Circassian Beauties dancing the polka

Circassian

Circassia used to be a country in the North Caucasus until, in the early 1860s, the Russians won the Russian-Circassian war and ethnic cleansing followed. Sochi, famous for the 2014 Winter Olympics, was its capital. Circassia was legendary for its beautiful women. On the above cover of Victorian sheet music John Brandard depicts two of them dancing ever so lightly the popular polka.

Diderot wrote in his Encyclopédie: ‘Circassian women are renowned for their charms and rightly so.’ Apparently he was quite the connoisseur. ‘They are blessed with white skin, rosy cheeks and raven hair’. So they must have looked like Snow White.

Circasian Polka
Detail from the ‘Circassian Polka’ (composed by Khue Lindoff)

Even Voltaire adds to the mystique of the attractive Circassian women: ‘The Circassians are poor, but have beautiful daughters; and indeed, it is in them they chiefly trade. They furnish beauties for the seraglios of the sultan of Persia, and others who are rich enough to purchase and to maintain this precious merchandise.’ Our enlightened philosopher explains that the girls were trained in the art of seduction as Caucasian geishas: ‘These people bring up their children in virtuous and honourable principles, to flatter the male part of the creation; to master the art of effeminate and lascivious dancing; and lastly how to heighten by the most voluptuous artifices the pleasures of their disdainful masters for whom they are designed.’

ptbarnumslivingcuriosities1
P. T. Barnum’s troupe with on the left side two Circassian Beauties.
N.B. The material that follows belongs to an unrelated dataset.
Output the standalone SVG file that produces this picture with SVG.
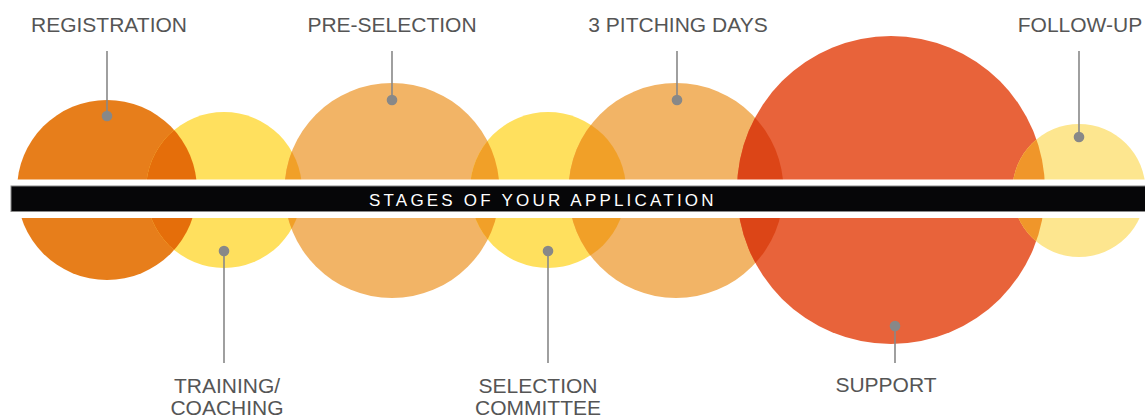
<svg xmlns="http://www.w3.org/2000/svg" width="1145" height="416" viewBox="0 0 1145 416">
  <style>
    .lbl { font-family: "Liberation Sans", Arial, sans-serif; font-size: 21px; fill: #555555; text-anchor: middle; }
    .band { font-family: "Liberation Sans", Arial, sans-serif; font-size: 17px; fill: #ffffff; letter-spacing: 3.2px; }
    .lead { stroke: #888888; stroke-width: 1.6; fill: none; }
    .dot { fill: #888888; }
  </style>
  <defs>
    <clipPath id="k1"><circle cx="107" cy="190" r="90"/></clipPath>
    <clipPath id="k2"><circle cx="224" cy="190" r="78"/></clipPath>
    <clipPath id="k3"><circle cx="392" cy="190.5" r="107.5"/></clipPath>
    <clipPath id="k4"><circle cx="548" cy="190" r="78"/></clipPath>
    <clipPath id="k5"><circle cx="676" cy="190.5" r="107.5"/></clipPath>
    <clipPath id="k6"><circle cx="891" cy="190" r="154"/></clipPath>
  </defs>

  <g id="circles">
    <circle cx="107" cy="190" r="90" fill="#E77E1B"/>
    <circle cx="224" cy="190" r="78" fill="#FFE05E"/>
    <circle cx="392" cy="190.5" r="107.5" fill="#F2B466"/>
    <circle cx="548" cy="190" r="78" fill="#FFE05E"/>
    <circle cx="676" cy="190.5" r="107.5" fill="#F2B466"/>
    <circle cx="891" cy="190" r="154" fill="#E8633A"/>
    <circle cx="1079" cy="190.5" r="66.5" fill="#FDE68F"/>
  </g>
  <g id="overlaps">
    <circle cx="224" cy="190" r="78" fill="#E56E0A" clip-path="url(#k1)"/>
    <circle cx="392" cy="190.5" r="107.5" fill="#F1A028" clip-path="url(#k2)"/>
    <circle cx="548" cy="190" r="78" fill="#F1A028" clip-path="url(#k3)"/>
    <circle cx="676" cy="190.5" r="107.5" fill="#F1A028" clip-path="url(#k4)"/>
    <circle cx="891" cy="190" r="154" fill="#DC4517" clip-path="url(#k5)"/>
    <circle cx="1079" cy="190.5" r="66.5" fill="#F0962A" clip-path="url(#k6)"/>
  </g>

  <g id="band">
    <rect x="0" y="179.5" width="1145" height="38.5" fill="#ffffff"/>
    <rect x="11" y="186" width="1135" height="25.5" fill="#060608" stroke="#8a8a8a" stroke-width="1"/>
    <text class="band" x="369" y="205.5">STAGES OF YOUR APPLICATION</text>
  </g>

  <g id="connectors">
    <line class="lead" x1="107" y1="51" x2="107" y2="116"/>
    <line class="lead" x1="224" y1="251" x2="224" y2="363"/>
    <line class="lead" x1="392" y1="51" x2="392" y2="100"/>
    <line class="lead" x1="548" y1="251" x2="548" y2="363"/>
    <line class="lead" x1="677" y1="51" x2="677" y2="100"/>
    <line class="lead" x1="895" y1="326" x2="895" y2="363"/>
    <line class="lead" x1="1079" y1="51" x2="1079" y2="137"/>
  </g>

  <g id="registration">
    <circle class="dot" cx="107" cy="116" r="5.3"/>
    <text class="lbl" x="109" y="32">REGISTRATION</text>
  </g>
  <g id="training">
    <circle class="dot" cx="224" cy="251" r="5.3"/>
    <text class="lbl" x="227" y="393">TRAINING/</text>
    <text class="lbl" x="227" y="415">COACHING</text>
  </g>
  <g id="pre-selection">
    <circle class="dot" cx="392" cy="100" r="5.3"/>
    <text class="lbl" x="392" y="32">PRE-SELECTION</text>
  </g>
  <g id="selection-committee">
    <circle class="dot" cx="548" cy="251" r="5.3"/>
    <text class="lbl" x="538" y="393">SELECTION</text>
    <text class="lbl" x="538" y="415">COMMITTEE</text>
  </g>
  <g id="pitching-days">
    <circle class="dot" cx="677" cy="100" r="5.3"/>
    <text class="lbl" x="678" y="32">3 PITCHING DAYS</text>
  </g>
  <g id="support">
    <circle class="dot" cx="895" cy="326" r="5.3"/>
    <text class="lbl" x="886" y="392">SUPPORT</text>
  </g>
  <g id="follow-up">
    <circle class="dot" cx="1079" cy="137" r="5.3"/>
    <text class="lbl" x="1080" y="32">FOLLOW-UP</text>
  </g>
</svg>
Romantic tales of beautiful white sex slaves in the Orient inspired the circusman in P. T. Barnum. He tried to buy a real Circassian slave for his freak show, but in vain. So he started exhibiting Circassian Beauties of his own making. He hired local, light-skinned girls with a weird bushy hairstyle that was skillfully created with a comb and some beer. He told his audience that these young Caucasian women had escaped from a Turkish sultan’s harem where they had been enslaved after their kidnapping. A contemporary journalist compared their afro hairdo with a boll of a ripened dandelion. Soon Circassian Beauties became common in sideshows all over America. Their success lasted until the early 20th century. On stage they wore oriental trousers and slightly revealing dresses. They often sat cross-legged sucking a hookah, thus tintillating the male audience.

Circassian Beauties
Circassian Beauties

The merchandising included the sale of exotic photographs with tropical plants and animal skins as decor. Also offered were pseudo-biographical pamphlets of the women. These stories held an explanation for the ladies’ excellent English skills and how they lost ‘their native tongue’.

To be a genuine Circassian Beauty your stage name needed at least one Z: Zalumma Agra (the first Circassian Beauty ever displayed on stage), Zoe Meleke, Zobeide Luti, Zolula Legrand, Aggie Zolutia, Zula Zarah, Zolrebia Tisseah, Zoe Zuemella, … According to British sheet music they could also dance Ze Polka!


Reading: The Circassian Beauty and the Circassian Slave: Gender, Imperialism, and American Popular Entertainment by Linda Frost

One thought on “Circassian Beauties dancing the polka”

  1. Thoroughly enjoyed the article on the Circassian beauties under the dance category on your website. It’s always lovely to see John Brandard’s lithographs featured, especially his better color lithos featuring dancers of the Romantic period. There are many that adorn music covers from 1840 to 1860. Regarding Barnum, there are a number of interesting American music title pages with his image or that of individuals he presented or exhibited. There is a new film coming out about him and his ‘greatest show on earth’ either late this year or next and we’ll see if the filmmakers take on the touchy subject of freak shows that he was so well known for.